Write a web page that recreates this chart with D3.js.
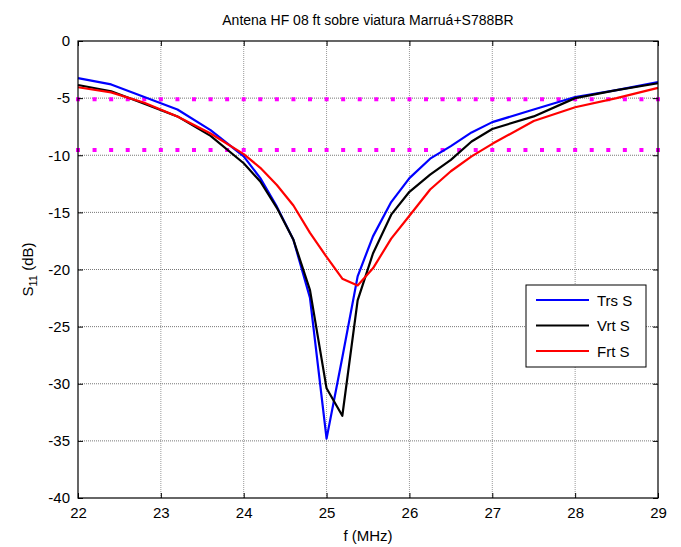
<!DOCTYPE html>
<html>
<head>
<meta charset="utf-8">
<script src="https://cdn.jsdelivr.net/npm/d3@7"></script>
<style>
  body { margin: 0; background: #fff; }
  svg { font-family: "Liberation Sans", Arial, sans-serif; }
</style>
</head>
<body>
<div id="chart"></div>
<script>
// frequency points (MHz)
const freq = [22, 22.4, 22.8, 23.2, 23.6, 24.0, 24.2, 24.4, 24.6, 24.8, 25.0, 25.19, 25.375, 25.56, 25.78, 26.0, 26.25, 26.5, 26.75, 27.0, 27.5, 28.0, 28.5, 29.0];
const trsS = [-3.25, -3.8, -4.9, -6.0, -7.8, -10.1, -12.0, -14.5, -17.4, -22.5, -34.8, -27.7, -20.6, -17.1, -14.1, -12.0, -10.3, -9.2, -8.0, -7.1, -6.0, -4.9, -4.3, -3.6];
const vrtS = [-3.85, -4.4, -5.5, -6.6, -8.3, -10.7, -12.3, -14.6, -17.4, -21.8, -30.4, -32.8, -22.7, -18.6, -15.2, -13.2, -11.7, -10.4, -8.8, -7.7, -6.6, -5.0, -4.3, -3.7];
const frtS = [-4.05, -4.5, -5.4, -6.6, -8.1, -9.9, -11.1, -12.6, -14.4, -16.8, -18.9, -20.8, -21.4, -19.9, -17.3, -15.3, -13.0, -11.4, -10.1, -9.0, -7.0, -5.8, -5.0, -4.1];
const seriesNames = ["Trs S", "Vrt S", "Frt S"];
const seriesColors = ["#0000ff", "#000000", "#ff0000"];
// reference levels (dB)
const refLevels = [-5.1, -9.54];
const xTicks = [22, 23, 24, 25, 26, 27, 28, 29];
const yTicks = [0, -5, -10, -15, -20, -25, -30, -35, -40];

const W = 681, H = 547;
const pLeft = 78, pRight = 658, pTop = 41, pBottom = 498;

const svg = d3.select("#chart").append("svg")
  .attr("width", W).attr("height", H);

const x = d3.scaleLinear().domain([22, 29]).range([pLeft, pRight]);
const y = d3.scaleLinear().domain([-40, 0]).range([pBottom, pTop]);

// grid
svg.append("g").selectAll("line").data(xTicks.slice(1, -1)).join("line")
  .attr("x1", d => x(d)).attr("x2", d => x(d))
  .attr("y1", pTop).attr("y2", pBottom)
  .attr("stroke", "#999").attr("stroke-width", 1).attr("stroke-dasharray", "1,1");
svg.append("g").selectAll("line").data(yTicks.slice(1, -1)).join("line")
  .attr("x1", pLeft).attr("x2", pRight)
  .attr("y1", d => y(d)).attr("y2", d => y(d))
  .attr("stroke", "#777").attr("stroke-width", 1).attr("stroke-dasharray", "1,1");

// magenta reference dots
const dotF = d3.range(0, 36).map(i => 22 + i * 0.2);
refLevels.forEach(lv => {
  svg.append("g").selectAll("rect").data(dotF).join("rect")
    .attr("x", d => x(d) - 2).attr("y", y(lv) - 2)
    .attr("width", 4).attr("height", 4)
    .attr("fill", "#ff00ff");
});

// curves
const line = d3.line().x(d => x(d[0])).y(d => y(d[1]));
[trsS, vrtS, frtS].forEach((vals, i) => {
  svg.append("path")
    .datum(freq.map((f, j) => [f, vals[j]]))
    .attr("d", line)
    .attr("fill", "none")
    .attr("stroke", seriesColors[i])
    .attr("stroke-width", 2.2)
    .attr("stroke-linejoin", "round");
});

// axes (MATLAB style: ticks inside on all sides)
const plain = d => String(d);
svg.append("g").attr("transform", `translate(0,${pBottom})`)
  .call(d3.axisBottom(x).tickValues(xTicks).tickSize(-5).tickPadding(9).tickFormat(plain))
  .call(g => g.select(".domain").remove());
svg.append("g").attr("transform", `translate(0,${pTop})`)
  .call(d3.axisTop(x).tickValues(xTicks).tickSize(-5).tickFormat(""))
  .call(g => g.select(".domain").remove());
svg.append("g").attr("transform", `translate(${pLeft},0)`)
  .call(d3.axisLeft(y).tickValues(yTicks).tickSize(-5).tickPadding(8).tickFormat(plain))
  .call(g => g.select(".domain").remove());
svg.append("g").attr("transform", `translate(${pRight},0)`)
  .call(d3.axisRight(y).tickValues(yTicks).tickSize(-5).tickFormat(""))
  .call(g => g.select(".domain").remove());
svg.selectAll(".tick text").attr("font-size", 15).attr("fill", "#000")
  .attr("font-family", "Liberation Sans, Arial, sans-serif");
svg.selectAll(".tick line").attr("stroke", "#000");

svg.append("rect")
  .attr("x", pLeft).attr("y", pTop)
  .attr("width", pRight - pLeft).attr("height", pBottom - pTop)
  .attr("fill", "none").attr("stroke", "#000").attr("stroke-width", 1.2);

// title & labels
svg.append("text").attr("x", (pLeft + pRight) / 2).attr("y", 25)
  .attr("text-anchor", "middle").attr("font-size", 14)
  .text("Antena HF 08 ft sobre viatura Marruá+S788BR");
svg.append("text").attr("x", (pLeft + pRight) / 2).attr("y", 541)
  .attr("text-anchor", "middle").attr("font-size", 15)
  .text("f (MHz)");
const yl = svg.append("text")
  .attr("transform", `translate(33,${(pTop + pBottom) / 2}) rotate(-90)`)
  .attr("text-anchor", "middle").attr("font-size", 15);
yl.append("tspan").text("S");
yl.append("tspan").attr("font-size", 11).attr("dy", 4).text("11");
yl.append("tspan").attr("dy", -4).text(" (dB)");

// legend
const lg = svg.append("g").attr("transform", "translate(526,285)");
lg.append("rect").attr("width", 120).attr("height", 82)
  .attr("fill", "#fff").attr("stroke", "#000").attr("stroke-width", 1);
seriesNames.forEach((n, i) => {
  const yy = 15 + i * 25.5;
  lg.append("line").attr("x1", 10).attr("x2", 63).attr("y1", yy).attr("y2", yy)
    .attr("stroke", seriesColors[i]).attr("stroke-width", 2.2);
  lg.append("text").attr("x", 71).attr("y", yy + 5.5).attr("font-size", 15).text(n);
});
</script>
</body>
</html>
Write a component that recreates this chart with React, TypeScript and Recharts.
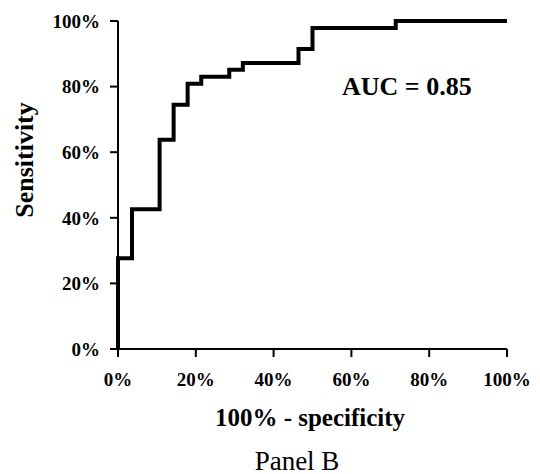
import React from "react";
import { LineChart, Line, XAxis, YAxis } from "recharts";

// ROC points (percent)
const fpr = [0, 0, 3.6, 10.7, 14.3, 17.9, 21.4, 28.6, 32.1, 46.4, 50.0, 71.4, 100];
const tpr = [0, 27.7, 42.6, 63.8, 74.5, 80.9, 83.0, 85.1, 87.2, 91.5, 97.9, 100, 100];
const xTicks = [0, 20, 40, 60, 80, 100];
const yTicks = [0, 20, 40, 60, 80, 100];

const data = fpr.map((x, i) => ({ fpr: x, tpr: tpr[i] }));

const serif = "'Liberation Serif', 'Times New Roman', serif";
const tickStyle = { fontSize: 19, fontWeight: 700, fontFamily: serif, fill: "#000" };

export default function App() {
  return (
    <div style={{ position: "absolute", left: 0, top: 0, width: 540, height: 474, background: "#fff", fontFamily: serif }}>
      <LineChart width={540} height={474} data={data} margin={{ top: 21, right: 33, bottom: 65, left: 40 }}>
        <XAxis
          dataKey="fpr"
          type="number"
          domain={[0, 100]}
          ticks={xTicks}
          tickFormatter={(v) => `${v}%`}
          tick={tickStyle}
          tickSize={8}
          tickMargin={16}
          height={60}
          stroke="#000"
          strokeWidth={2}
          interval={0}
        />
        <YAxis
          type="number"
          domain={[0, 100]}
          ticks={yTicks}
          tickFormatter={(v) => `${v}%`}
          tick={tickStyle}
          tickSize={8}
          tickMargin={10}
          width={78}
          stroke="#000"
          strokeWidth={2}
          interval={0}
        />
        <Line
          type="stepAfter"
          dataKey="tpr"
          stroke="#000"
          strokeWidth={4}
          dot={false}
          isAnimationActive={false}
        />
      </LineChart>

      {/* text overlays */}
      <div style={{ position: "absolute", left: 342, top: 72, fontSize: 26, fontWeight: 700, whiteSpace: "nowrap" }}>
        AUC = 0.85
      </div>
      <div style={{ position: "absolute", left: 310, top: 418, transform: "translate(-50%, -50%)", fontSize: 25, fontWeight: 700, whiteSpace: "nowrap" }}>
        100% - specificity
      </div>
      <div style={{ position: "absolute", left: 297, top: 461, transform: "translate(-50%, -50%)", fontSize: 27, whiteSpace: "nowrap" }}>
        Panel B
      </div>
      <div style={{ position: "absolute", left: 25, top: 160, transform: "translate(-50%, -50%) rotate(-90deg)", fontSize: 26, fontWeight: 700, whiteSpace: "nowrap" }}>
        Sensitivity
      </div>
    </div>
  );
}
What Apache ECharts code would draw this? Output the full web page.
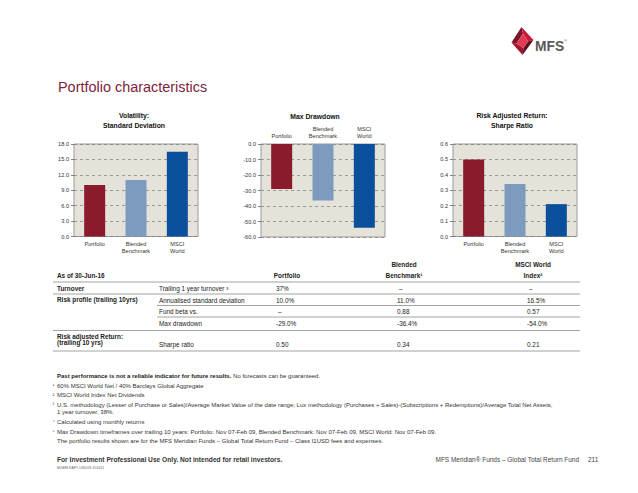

____________

_TASK OBJECTIVE:_
Pick out every line holding the string "React" and return it.

_TASK ANSWER:_
Write a component that recreates this chart with React, TypeScript and Recharts.
import React from "react";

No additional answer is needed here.